The cause of the flood remains disputed.

Traditionally it had long been believed that the floods were caused by a combination of meteorological extremes and tidal peaks when a flood hit the shores of the channel. There was indeed an unusually high tide at the time in question.

However a research paper published in the journal Archaeology in the Severn Estuary [1] in 2002 following investigations by Professor Simon Haslett, from Bath Spa University College, and Australian geologist Ted Bryant, from the University of Wollongong, proposed that the flooding was caused by a tsunami.

The BBC made a programme exploring the theory (The Killer Wave of 1607) as part of the Timewatch series. Although made prior to the 2004 tsunami disaster, it was not broadcast until 2 April 2005. The timing of the broadcast led some to wrongly suggest that the notion of a tsunami in 1607 was simply speculation following the 2004 tsunami disaster.

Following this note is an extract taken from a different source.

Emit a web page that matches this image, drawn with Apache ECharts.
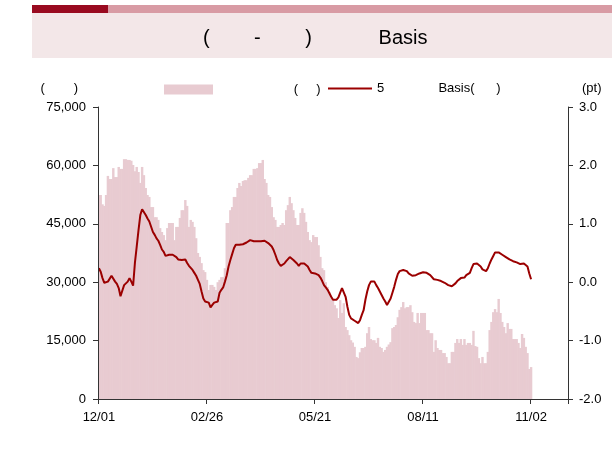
<!DOCTYPE html>
<html>
<head>
<meta charset="utf-8">
<script src="https://cdn.jsdelivr.net/npm/echarts@6/dist/echarts.min.js"></script>
<style>
html,body{margin:0;padding:0;background:#fff;}
#chart{width:612px;height:450px;}
</style>
</head>
<body>
<div id="chart"></div>
<script>
// ---- data ----
const tickLabels = ['12/01', '02/26', '05/21', '08/11', '11/02'];
const slotsPerTick = 60;
const slotCount = 261;

const volume = [
52400,52400,50000,49600,52400,57300,56500,56500,59300,57000,
57000,59600,59100,59100,61600,61600,61400,61400,61200,60100,
58500,59600,58300,55500,59600,57500,54200,52400,51900,49300,
49300,46700,46700,46000,43900,42900,42100,40800,43900,45200,
45200,45200,40800,44200,44200,46500,48500,48500,51100,49600,
44200,46000,45500,44200,41300,37500,36500,34900,33100,32600,
30600,28000,29300,29300,28800,28000,30000,30600,31300,31300,
33600,45200,45200,48500,49300,51900,51900,54200,55500,54700,
56000,56200,56200,56800,57500,57500,59100,59100,59300,60600,
60600,61400,56500,55500,52400,51900,49300,46700,46000,44200,
44200,44700,45200,44700,48500,49800,51900,50300,48500,46500,
44700,44700,47800,49000,47800,45500,42900,40800,40300,42100,
41600,41600,39500,36500,33600,33100,30000,28800,27500,26200,
25400,24100,23300,20800,25400,22100,24600,18500,17700,16400,
15100,14500,13400,10800,10500,12000,13100,13100,13400,16900,
18500,15400,15100,15100,14400,15700,13400,13100,12100,12600,
13400,14000,14600,18200,18500,19000,21000,22900,23600,24900,
23300,23600,23600,24100,22300,19800,19500,22100,19500,22100,
22100,22100,17700,17700,16900,16900,12100,15100,13100,12600,
12600,11800,11800,10800,9200,9200,12100,12100,14400,15400,
14400,15400,13900,15400,13900,14400,14400,13900,17500,13600,
13400,10500,9200,10800,9200,9200,12100,17700,19800,22300,
23100,22300,25700,22100,19800,18500,16900,19500,18000,18000,
15400,15400,15400,14400,13100,16700,15700,13400,11800,7700,
8200
];

const basis5 = [
0.24,0.18,0.07,-0.01,-0.03,0.01,0.04,0.11,0.14,0.01,
-0.03,-0.10,-0.24,-0.22,-0.05,-0.03,0.01,0.07,0.01,-0.06,
0.33,0.61,0.89,1.15,1.25,1.24,1.15,1.09,1.04,0.95,
0.86,0.81,0.75,0.71,0.64,0.56,0.52,0.45,0.45,0.47,
0.47,0.47,0.45,0.43,0.39,0.38,0.38,0.39,0.39,0.33,
0.28,0.25,0.21,0.16,0.11,0.04,-0.03,-0.16,-0.28,-0.33,
-0.30,-0.35,-0.43,-0.39,-0.35,-0.36,-0.33,-0.18,-0.13,-0.09,
0.01,0.12,0.27,0.38,0.48,0.58,0.64,0.65,0.64,0.65,
0.65,0.67,0.68,0.71,0.72,0.71,0.70,0.70,0.70,0.70,
0.70,0.71,0.71,0.70,0.67,0.65,0.61,0.55,0.47,0.38,
0.32,0.28,0.28,0.32,0.36,0.39,0.43,0.40,0.38,0.35,
0.32,0.28,0.32,0.35,0.32,0.29,0.27,0.21,0.16,0.15,
0.15,0.14,0.12,0.08,0.02,-0.05,-0.09,-0.13,-0.16,-0.25,
-0.30,-0.33,-0.30,-0.26,-0.18,-0.10,-0.13,-0.25,-0.42,-0.56,
-0.62,-0.65,-0.66,-0.68,-0.70,-0.65,-0.56,-0.48,-0.30,-0.16,
-0.05,0.01,0.04,0.01,-0.05,-0.10,-0.16,-0.22,-0.28,-0.33,
-0.39,-0.36,-0.28,-0.18,-0.08,0.04,0.14,0.19,0.21,0.21,
0.21,0.19,0.15,0.12,0.11,0.12,0.12,0.14,0.15,0.16,
0.17,0.15,0.16,0.15,0.12,0.09,0.05,0.04,0.04,0.01,
0.02,0.02,-0.01,-0.02,-0.05,-0.07,-0.07,-0.05,-0.02,0.02,
0.05,0.07,0.07,0.08,0.12,0.15,0.16,0.24,0.31,0.32,
0.32,0.31,0.27,0.22,0.19,0.19,0.24,0.32,0.39,0.45,
0.51,0.52,0.51,0.49,0.47,0.45,0.43,0.41,0.39,0.38,
0.36,0.35,0.34,0.32,0.31,0.34,0.32,0.29,0.27,0.15,
0.05
];

const leftTicks = { min: 0, max: 75000, interval: 15000 };
const rightTicks = { min: -2, max: 3, interval: 1 };

const titleParts = ['(', '-', ')', 'Basis'];
const barName = '                     (     )';
const lineName = '5               Basis(      )';
const leftUnit = '(        )';
const rightUnit = '(pt)';

// ---- chart ----
const categories = Array.from({ length: slotCount }, (_, i) =>
  i % slotsPerTick === 0 ? tickLabels[i / slotsPerTick] : String(i));

const FONT = '"Liberation Sans", Arial, sans-serif';
const chart = echarts.init(document.getElementById('chart'), null, { renderer: 'canvas' });

const titleText = titleParts[0] + ' '.repeat(8) + titleParts[1] + ' '.repeat(8) + titleParts[2] + ' '.repeat(12) + titleParts[3];

chart.setOption({
  animation: false,
  backgroundColor: '#ffffff',
  textStyle: { fontFamily: FONT },
  graphic: [
    { type: 'rect', shape: { x: 32, y: 5, width: 76, height: 8 }, style: { fill: '#990a20' } },
    { type: 'rect', shape: { x: 108, y: 5, width: 504, height: 8 }, style: { fill: '#d89ba4' } },
    { type: 'rect', shape: { x: 32, y: 13, width: 580, height: 45 }, style: { fill: '#f3e7e8' } },
    { type: 'text', x: 203, y: 38, style: { text: titleText, font: '20px ' + FONT, fill: '#000', verticalAlign: 'middle', align: 'left' } }
  ],
  legend: [
    {
      data: [{ name: barName, icon: 'rect' }],
      left: 164, top: 83, padding: 0, itemWidth: 49, itemHeight: 10, itemGap: 5,
      textStyle: { fontSize: 13, color: '#000', fontFamily: FONT }
    },
    {
      data: [{ name: lineName, icon: 'rect', itemStyle: { color: '#9b0000' } }],
      left: 328, top: 82, padding: 0, itemWidth: 44, itemHeight: 2, itemGap: 5,
      textStyle: { fontSize: 13, color: '#000', fontFamily: FONT }
    }
  ],
  grid: { left: 98, right: 44, top: 107, bottom: 51, containLabel: false },
  xAxis: {
    type: 'category',
    data: categories,
    boundaryGap: true,
    z: 10,
    axisLine: { lineStyle: { color: '#333', width: 1 } },
    axisTick: { show: true, interval: slotsPerTick - 1, length: 5, lineStyle: { color: '#333' } },
    axisLabel: {
      interval: slotsPerTick - 1, margin: 12, fontSize: 13, color: '#000', fontFamily: FONT,
      formatter: (v, i) => (i % slotsPerTick === 0 ? tickLabels[i / slotsPerTick] : '')
    },
    splitLine: { show: false }
  },
  yAxis: [
    {
      type: 'value', position: 'left', z: 10,
      min: leftTicks.min, max: leftTicks.max, interval: leftTicks.interval,
      name: leftUnit, nameLocation: 'end', nameGap: 12,
      nameTextStyle: { align: 'right', padding: [0, 20, 0, 0], fontSize: 13, color: '#000', fontFamily: FONT },
      axisLine: { show: true, lineStyle: { color: '#333' } },
      axisTick: { show: true, length: 5, lineStyle: { color: '#333' } },
      axisLabel: { margin: 12, fontSize: 13, color: '#000', fontFamily: FONT,
        formatter: v => v.toLocaleString('en-US') },
      splitLine: { show: false }
    },
    {
      type: 'value', position: 'right', z: 10,
      min: rightTicks.min, max: rightTicks.max, interval: rightTicks.interval,
      name: rightUnit, nameLocation: 'end', nameGap: 12,
      nameTextStyle: { align: 'left', padding: [0, 0, 0, 14], fontSize: 13, color: '#000', fontFamily: FONT },
      axisLine: { show: true, lineStyle: { color: '#333' } },
      axisTick: { show: true, length: 5, lineStyle: { color: '#333' } },
      axisLabel: { margin: 11, fontSize: 13, color: '#000', fontFamily: FONT,
        formatter: v => v.toFixed(1) },
      splitLine: { show: false }
    }
  ],
  series: [
    {
      name: barName, type: 'bar', yAxisIndex: 0, data: volume,
      barWidth: '135%', barGap: '0%',
      itemStyle: { color: '#e8cbd1' },
      z: 2
    },
    {
      name: lineName, type: 'line', yAxisIndex: 1, data: basis5,
      symbol: 'none', showSymbol: false,
      lineStyle: { color: '#9b0000', width: 2 },
      itemStyle: { color: '#9b0000' },
      z: 3
    }
  ]
});
</script>
</body>
</html>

The British Geological Survey has suggested that as there is no evidence of a landslide off the continental shelf, a tsunami would most likely have been caused by an earthquake on a known unstable fault off the coast of Ireland, causing the vertical displacement of the sea floor.

[edit] Evidence

Haslett and Bryant found evidence including massive boulders that had been displaced up the beach by enormous force; a layer up to 20 cm thick composed of sand, shells and stones within an otherwise constant deposit of mud that was found in boreholes from Devon to Gloucestershire and the Gower Peninsula; and rock erosion characteristic of high water velocities throughout the Severn Estuary.

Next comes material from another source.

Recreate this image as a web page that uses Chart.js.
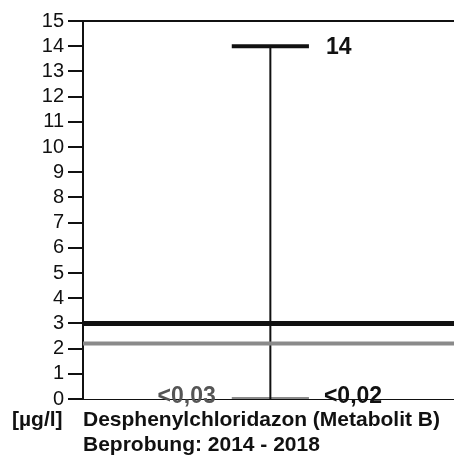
<!DOCTYPE html>
<html>
<head>
<meta charset="utf-8">
<script src="https://cdn.jsdelivr.net/npm/chart.js@4/dist/chart.umd.min.js"></script>
<style>
  html, body { margin: 0; padding: 0; background: #fff; }
  #wrap { position: relative; width: 454px; height: 458px; }
</style>
</head>
<body>
<div id="wrap"><canvas id="chart" width="454" height="458"></canvas></div>
<script>
// values
var unitLabel = '[µg/l]';
var parameterName = 'Desphenylchloridazon (Metabolit B)';
var periodLabel = 'Beprobung: 2014 - 2018';
var maxValue = 14;
var minValue = 0;
var maxLabel = '14';
var minLabels = ['<0,03', '<0,02'];
var thresholdValues = [3, 2.2];
var thresholdColors = ['#111', '#8a8a8a'];
var yMin = 0, yMax = 15;

var center = 0.505;   // position of the range bar on the x scale
var capHalf = 0.104;

var datasets = [];
thresholdValues.forEach(function (v, i) {
  datasets.push({
    data: [{ x: 0, y: v }, { x: 1, y: v }],
    borderColor: thresholdColors[i],
    borderWidth: i === 0 ? 5 : 4
  });
});
// vertical range line
datasets.push({ data: [{ x: center, y: minValue }, { x: center, y: maxValue }], borderColor: '#111', borderWidth: 2 });
// max cap
datasets.push({ data: [{ x: center - capHalf, y: maxValue }, { x: center + capHalf, y: maxValue }], borderColor: '#111', borderWidth: 4 });
// min cap (grey)
datasets.push({ data: [{ x: center - capHalf, y: minValue }, { x: center + capHalf, y: minValue }], borderColor: '#8a8a8a', borderWidth: 4 });

datasets.forEach(function (d) {
  d.pointRadius = 0;
  d.borderCapStyle = 'butt';
  d.fill = false;
  d.tension = 0;
});

var textPlugin = {
  id: 'texts',
  afterDraw: function (chart) {
    var ctx = chart.ctx;
    var xs = chart.scales.x, ys = chart.scales.y;
    ctx.save();
    ctx.textBaseline = 'middle';
    ctx.font = 'bold 23px "Liberation Sans", Arial, sans-serif';
    ctx.fillStyle = '#111';
    ctx.textAlign = 'left';
    ctx.fillText(maxLabel, xs.getPixelForValue(center + capHalf) + 17, ys.getPixelForValue(maxValue) + 1);
    ctx.fillText(minLabels[1], xs.getPixelForValue(center + capHalf) + 15, ys.getPixelForValue(minValue) - 2);
    ctx.fillStyle = '#555';
    ctx.textAlign = 'right';
    ctx.fillText(minLabels[0], xs.getPixelForValue(center - capHalf) - 16, ys.getPixelForValue(minValue) - 2);

    ctx.fillStyle = '#111';
    ctx.textAlign = 'left';
    ctx.font = 'bold 21px "Liberation Sans", Arial, sans-serif';
    ctx.fillText(unitLabel, 12, 420);
    ctx.fillText(parameterName, chart.chartArea.left, 420);
    ctx.fillText(periodLabel, chart.chartArea.left, 445);
    ctx.restore();
  }
};

new Chart(document.getElementById('chart').getContext('2d'), {
  type: 'line',
  data: { datasets: datasets },
  options: {
    responsive: false,
    animation: false,
    layout: { padding: { top: 21, right: 0, left: 0, bottom: 0 } },
    plugins: { legend: { display: false }, tooltip: { enabled: false } },
    scales: {
      x: {
        type: 'linear',
        min: 0,
        max: 1,
        ticks: { display: false },
        grid: { display: false },
        border: { display: true, color: '#111', width: 1 },
        afterFit: function (s) { s.height = 59; }
      },
      y: {
        min: yMin,
        max: yMax,
        ticks: {
          stepSize: 1,
          autoSkip: false,
          color: '#111',
          padding: 4,
          font: { size: 20, family: '"Liberation Sans", Arial, sans-serif' }
        },
        grid: {
          drawOnChartArea: true,
          tickLength: 15,
          tickWidth: 2,
          tickColor: '#111',
          lineWidth: 2,
          color: function (c) { return c.tick && c.tick.value === yMax ? '#111' : 'rgba(0,0,0,0)'; }
        },
        border: { display: true, color: '#111', width: 2 },
        afterFit: function (s) { s.width = 83; }
      }
    }
  },
  plugins: [textPlugin]
});
</script>
</body>
</html>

Written evidence from the time describes events that were uncannily similar to the tragedies that unfolded in South East Asia, including a wave of water that rushed in faster than men could run, a crowd of people who stood and watched the wave coming towards them until it was too late to run, and the sea receding before the wave arrived.

However, there are also similarities to descriptions of the 1953 floods in East Anglia, which was caused by a storm surge. Also, the original sources frequently refer to the high spring tide and strong winds from the south west - classic conditions for a storm surge. The flooding described in Norfolk on the night of the same date is hard to explain as a tsunami.